Feature Stores: The Missing Infrastructure for ML
#machine-learning#feature-store#data-engineering#mlops
Feature stores solve one of the most underestimated problems in ML: getting consistent, fresh, and correct features to models in both training and serving. Without one, teams rebuild the same transformations, introduce training-serving skew, and waste months on plumbing.
The Core Problem
WITHOUT Feature Store: WITH Feature Store:
Training Pipeline Training Pipeline
└── SQL query A └── Feature Store (offline)
Serving Pipeline Serving Pipeline
└── Python transform B └── Feature Store (online)
(different logic!) (same logic, same data)

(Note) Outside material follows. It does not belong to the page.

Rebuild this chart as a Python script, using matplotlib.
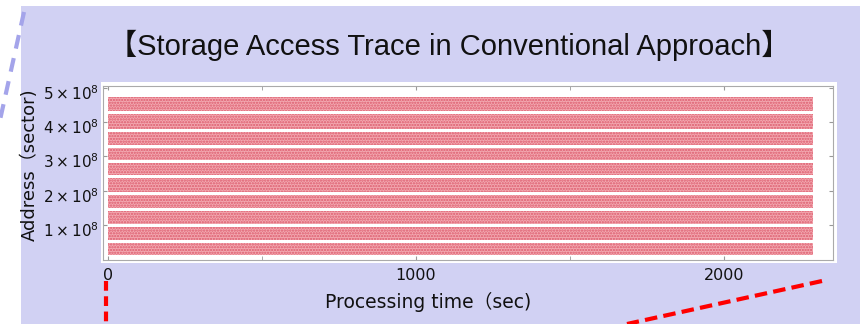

Result: Training-Serving Skew Result: Consistency guaranteed
Online vs Offline: Two Serving Patterns
| Dimension | Offline Store | Online Store |
|---|---|---|
| Purpose | Training data, batch scoring | Real-time inference |
| Latency | Seconds to minutes | < 10 ms |
| Storage | Data lake / warehouse (Parquet, Delta) | Key-value store (Redis, DynamoDB) |
| Data Volume | Months/years of history | Latest values only |
| Access Pattern | Full scan, time-travel queries | Point lookup by entity key |
| Freshness | Batch (hourly/daily) | Near real-time (streaming) |
| Cost Profile | Storage-heavy, compute on read | Compute-heavy, storage is small |
Tool Comparison
| Feature | Feast | Tecton | Hopsworks | Vertex Feature Store |
|---|---|---|---|---|
| Type | Open source | Commercial | Open core | Managed (GCP) |
| Online Store | Redis, DynamoDB, etc. | Managed | RonDB | Bigtable |
| Offline Store | BigQuery, Redshift, etc. | Managed | Hudi on S3 | BigQuery |
| Streaming | Via Spark/Flink | Native | Native | Dataflow |
| Feature Transformation | Limited (push-based) | Native (Python SDK) | Native (PySpark/SQL) | Dataflow pipelines |
| Monitoring | Basic | Built-in drift detection | Built-in | Basic |
| Registry | File or DB-backed | Managed | Managed | Managed |
| Cost | Free + infra | $$$$ (enterprise) | Free tier + managed | GCP pricing |
| Best For | Simple needs, multi-cloud | High-scale real-time ML | Full ML platform | GCP-native teams |
Feature Store Architecture
Data Sources Feature Store Consumers
+----------------+ +---------------------+ +----------------+
| Event Streams |-----> | Transformation | | Training |
| (Kafka, Kinesis)| | Engine | | Pipelines |
+----------------+ | | | | +----------------+
| v v |
+----------------+ | +-------+ +-------+ | +----------------+
| Databases |-----> | |Offline| |Online | |------> | Real-time |
| (Postgres, etc)| | |Store | |Store | | | Serving |
+----------------+ | +-------+ +-------+ | +----------------+
| | |
+----------------+ | +------------------+ | +----------------+
| Data Warehouse |-----> | |Feature Registry | |------> | Batch |
| (BigQuery, etc)| | |& Metadata | | | Scoring |
+----------------+ +---------------------+ +----------------+
Adoption Decision Matrix
| Signal | Score (1-5) | Weight |
|---|---|---|
| Number of ML models in production | ___ | 3x |
| Teams sharing features across models | ___ | 3x |
| Training-serving skew incidents | ___ | 2x |
| Time spent on feature engineering plumbing | ___ | 2x |
| Real-time serving requirements | ___ | 2x |
| Data freshness requirements (streaming) | ___ | 1x |
Score interpretation: Weighted total > 40: strong need. 25-40: evaluate. < 25: premature.
When NOT to Build a Feature Store
- You have fewer than 3 models in production
- All your models are batch-only (no real-time serving)
- A single team owns all ML and does not share features
- Your features are simple lookups with no transformation